• _Recorded information_:
──────────

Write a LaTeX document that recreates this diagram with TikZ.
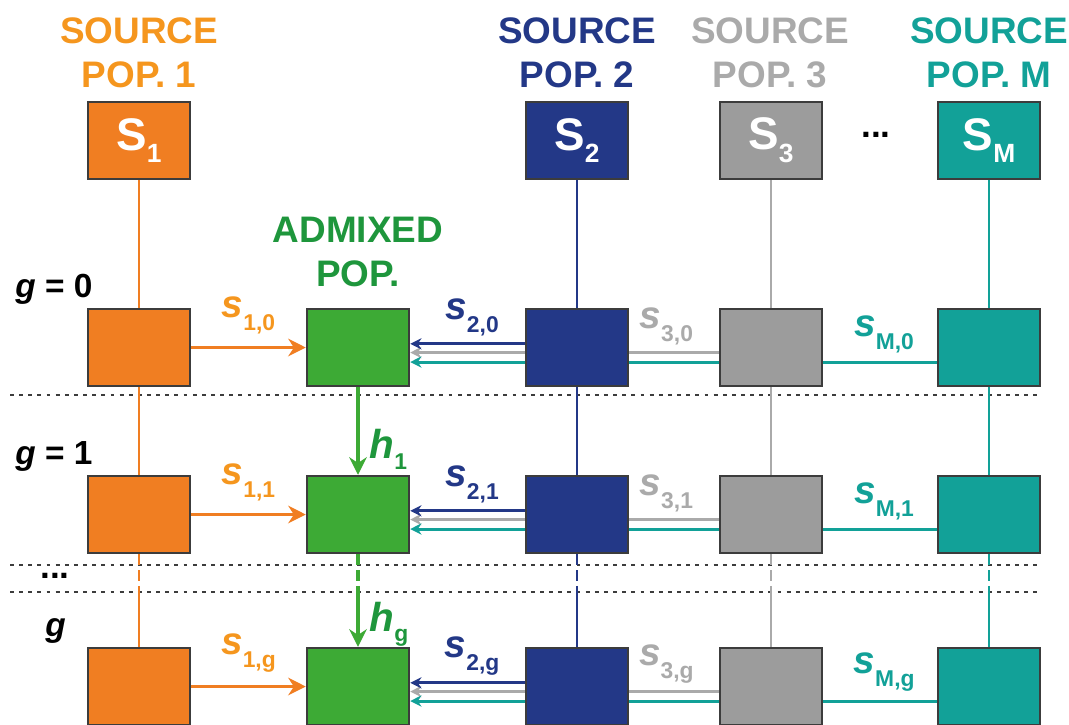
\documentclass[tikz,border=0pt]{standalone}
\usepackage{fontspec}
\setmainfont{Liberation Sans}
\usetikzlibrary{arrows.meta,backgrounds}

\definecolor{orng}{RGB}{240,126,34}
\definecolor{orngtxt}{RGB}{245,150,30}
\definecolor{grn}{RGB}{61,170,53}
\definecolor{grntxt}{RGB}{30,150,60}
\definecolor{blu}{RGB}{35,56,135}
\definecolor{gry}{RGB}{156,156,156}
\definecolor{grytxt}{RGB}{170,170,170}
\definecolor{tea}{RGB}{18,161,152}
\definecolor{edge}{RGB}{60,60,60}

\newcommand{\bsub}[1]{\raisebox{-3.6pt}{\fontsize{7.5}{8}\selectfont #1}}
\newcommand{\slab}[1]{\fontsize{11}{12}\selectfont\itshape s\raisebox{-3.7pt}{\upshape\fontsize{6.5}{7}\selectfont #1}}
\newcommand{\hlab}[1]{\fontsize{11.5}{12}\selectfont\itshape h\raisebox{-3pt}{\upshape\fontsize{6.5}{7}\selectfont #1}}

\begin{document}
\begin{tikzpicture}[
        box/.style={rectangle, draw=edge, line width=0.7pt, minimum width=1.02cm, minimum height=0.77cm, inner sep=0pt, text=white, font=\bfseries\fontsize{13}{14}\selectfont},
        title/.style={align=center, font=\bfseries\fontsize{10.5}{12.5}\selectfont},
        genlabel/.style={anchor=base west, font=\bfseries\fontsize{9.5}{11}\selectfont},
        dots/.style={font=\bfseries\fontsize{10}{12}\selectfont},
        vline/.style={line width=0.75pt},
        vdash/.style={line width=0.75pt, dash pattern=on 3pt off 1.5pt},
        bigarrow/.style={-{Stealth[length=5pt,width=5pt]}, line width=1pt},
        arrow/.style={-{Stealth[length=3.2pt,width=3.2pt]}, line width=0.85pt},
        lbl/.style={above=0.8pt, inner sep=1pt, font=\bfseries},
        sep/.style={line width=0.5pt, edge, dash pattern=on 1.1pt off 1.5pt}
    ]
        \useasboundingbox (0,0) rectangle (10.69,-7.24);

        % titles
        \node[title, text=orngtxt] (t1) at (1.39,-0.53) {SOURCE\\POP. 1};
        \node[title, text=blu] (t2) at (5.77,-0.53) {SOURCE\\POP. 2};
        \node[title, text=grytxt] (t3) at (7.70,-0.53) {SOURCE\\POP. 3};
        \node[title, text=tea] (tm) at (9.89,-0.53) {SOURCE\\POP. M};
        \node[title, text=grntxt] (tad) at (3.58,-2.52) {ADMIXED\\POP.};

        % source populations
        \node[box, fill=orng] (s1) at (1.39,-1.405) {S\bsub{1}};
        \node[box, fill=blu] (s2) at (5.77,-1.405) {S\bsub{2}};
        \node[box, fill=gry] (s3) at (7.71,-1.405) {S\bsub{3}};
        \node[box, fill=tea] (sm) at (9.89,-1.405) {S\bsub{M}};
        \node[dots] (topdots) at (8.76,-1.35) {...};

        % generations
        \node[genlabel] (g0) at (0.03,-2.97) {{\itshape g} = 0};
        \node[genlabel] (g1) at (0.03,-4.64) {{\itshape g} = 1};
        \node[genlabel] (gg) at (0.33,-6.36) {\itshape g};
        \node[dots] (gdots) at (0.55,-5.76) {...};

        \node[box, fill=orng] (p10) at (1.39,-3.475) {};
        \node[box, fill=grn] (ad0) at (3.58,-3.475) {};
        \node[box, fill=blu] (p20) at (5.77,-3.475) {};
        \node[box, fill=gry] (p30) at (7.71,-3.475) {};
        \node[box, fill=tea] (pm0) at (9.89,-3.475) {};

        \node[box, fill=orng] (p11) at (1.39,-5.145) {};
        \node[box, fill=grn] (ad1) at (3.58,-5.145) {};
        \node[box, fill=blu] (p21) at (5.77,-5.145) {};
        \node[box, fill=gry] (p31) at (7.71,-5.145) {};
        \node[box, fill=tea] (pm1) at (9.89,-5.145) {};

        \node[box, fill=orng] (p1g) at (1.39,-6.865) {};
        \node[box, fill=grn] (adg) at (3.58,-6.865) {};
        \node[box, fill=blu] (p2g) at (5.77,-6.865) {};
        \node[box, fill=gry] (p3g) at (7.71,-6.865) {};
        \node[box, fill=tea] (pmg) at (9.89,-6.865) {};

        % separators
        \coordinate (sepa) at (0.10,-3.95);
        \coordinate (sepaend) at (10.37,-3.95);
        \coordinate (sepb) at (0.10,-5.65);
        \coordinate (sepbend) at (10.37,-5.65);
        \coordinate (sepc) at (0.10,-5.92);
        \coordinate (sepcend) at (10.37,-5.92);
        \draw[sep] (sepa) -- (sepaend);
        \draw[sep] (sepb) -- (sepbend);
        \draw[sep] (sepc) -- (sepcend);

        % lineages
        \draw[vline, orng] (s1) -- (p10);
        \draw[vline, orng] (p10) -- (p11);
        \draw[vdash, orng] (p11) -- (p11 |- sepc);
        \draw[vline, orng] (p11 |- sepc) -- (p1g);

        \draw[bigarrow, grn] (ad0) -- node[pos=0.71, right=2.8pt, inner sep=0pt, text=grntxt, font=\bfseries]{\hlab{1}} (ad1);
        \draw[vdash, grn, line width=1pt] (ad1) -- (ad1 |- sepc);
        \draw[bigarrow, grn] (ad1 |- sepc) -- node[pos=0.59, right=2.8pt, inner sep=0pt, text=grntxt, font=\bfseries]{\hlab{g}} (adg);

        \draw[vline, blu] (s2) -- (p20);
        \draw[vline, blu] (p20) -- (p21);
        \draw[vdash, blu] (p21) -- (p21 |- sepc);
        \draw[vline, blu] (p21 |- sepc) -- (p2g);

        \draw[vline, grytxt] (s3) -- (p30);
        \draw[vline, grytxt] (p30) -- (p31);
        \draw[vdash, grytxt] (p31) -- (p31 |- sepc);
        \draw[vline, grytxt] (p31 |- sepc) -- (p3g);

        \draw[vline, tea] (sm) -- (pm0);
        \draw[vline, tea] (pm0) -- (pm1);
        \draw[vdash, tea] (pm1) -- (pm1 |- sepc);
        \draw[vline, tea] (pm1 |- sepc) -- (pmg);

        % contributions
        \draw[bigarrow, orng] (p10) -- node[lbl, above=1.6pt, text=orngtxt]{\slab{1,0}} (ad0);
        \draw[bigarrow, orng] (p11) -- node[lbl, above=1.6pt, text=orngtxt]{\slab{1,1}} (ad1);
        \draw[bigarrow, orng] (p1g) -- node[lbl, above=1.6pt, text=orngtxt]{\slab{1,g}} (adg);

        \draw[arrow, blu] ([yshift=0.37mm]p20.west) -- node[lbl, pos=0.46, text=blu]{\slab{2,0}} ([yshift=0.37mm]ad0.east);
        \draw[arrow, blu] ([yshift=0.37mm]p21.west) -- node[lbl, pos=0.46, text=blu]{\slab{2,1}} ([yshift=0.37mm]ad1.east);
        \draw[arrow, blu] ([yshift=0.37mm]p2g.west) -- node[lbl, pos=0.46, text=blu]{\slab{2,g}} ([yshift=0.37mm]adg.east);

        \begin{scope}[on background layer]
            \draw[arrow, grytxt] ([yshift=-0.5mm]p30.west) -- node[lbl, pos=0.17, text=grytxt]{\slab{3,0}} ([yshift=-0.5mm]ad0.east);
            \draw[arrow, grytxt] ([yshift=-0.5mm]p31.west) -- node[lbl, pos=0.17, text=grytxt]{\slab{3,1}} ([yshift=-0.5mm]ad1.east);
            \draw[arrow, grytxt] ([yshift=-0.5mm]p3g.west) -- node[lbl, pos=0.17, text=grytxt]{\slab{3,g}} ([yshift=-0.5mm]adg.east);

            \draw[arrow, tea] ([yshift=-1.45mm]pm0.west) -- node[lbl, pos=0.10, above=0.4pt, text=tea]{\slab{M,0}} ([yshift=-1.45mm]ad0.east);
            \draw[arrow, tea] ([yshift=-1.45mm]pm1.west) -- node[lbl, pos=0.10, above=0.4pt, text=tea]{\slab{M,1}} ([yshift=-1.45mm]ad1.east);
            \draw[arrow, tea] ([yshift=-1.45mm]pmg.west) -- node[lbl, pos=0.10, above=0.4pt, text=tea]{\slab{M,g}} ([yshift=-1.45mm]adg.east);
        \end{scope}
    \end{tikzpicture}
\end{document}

──────────

• _What the task requires_:
Transcribe the opening line of the listing above, please, and every line after it through the line with "text=grntxt] (tad) at", word for word, without pictures.

• _Response_:
Write a LaTeX document that recreates this diagram with TikZ.
\documentclass[tikz,border=0pt]{standalone}
\usepackage{fontspec}
\setmainfont{Liberation Sans}
\usetikzlibrary{arrows.meta,backgrounds}

\definecolor{orng}{RGB}{240,126,34}
\definecolor{orngtxt}{RGB}{245,150,30}
\definecolor{grn}{RGB}{61,170,53}
\definecolor{grntxt}{RGB}{30,150,60}
\definecolor{blu}{RGB}{35,56,135}
\definecolor{gry}{RGB}{156,156,156}
\definecolor{grytxt}{RGB}{170,170,170}
\definecolor{tea}{RGB}{18,161,152}
\definecolor{edge}{RGB}{60,60,60}

\newcommand{\bsub}[1]{\raisebox{-3.6pt}{\fontsize{7.5}{8}\selectfont #1}}
\newcommand{\slab}[1]{\fontsize{11}{12}\selectfont\itshape s\raisebox{-3.7pt}{\upshape\fontsize{6.5}{7}\selectfont #1}}
\newcommand{\hlab}[1]{\fontsize{11.5}{12}\selectfont\itshape h\raisebox{-3pt}{\upshape\fontsize{6.5}{7}\selectfont #1}}

\begin{document}
\begin{tikzpicture}[
        box/.style={rectangle, draw=edge, line width=0.7pt, minimum width=1.02cm, minimum height=0.77cm, inner sep=0pt, text=white, font=\bfseries\fontsize{13}{14}\selectfont},
        title/.style={align=center, font=\bfseries\fontsize{10.5}{12.5}\selectfont},
        genlabel/.style={anchor=base west, font=\bfseries\fontsize{9.5}{11}\selectfont},
        dots/.style={font=\bfseries\fontsize{10}{12}\selectfont},
        vline/.style={line width=0.75pt},
        vdash/.style={line width=0.75pt, dash pattern=on 3pt off 1.5pt},
        bigarrow/.style={-{Stealth[length=5pt,width=5pt]}, line width=1pt},
        arrow/.style={-{Stealth[length=3.2pt,width=3.2pt]}, line width=0.85pt},
        lbl/.style={above=0.8pt, inner sep=1pt, font=\bfseries},
        sep/.style={line width=0.5pt, edge, dash pattern=on 1.1pt off 1.5pt}
    ]
        \useasboundingbox (0,0) rectangle (10.69,-7.24);

        % titles
        \node[title, text=orngtxt] (t1) at (1.39,-0.53) {SOURCE\\POP. 1};
        \node[title, text=blu] (t2) at (5.77,-0.53) {SOURCE\\POP. 2};
        \node[title, text=grytxt] (t3) at (7.70,-0.53) {SOURCE\\POP. 3};
        \node[title, text=tea] (tm) at (9.89,-0.53) {SOURCE\\POP. M};
        \node[title, text=grntxt] (tad) at (3.58,-2.52) {ADMIXED\\POP.};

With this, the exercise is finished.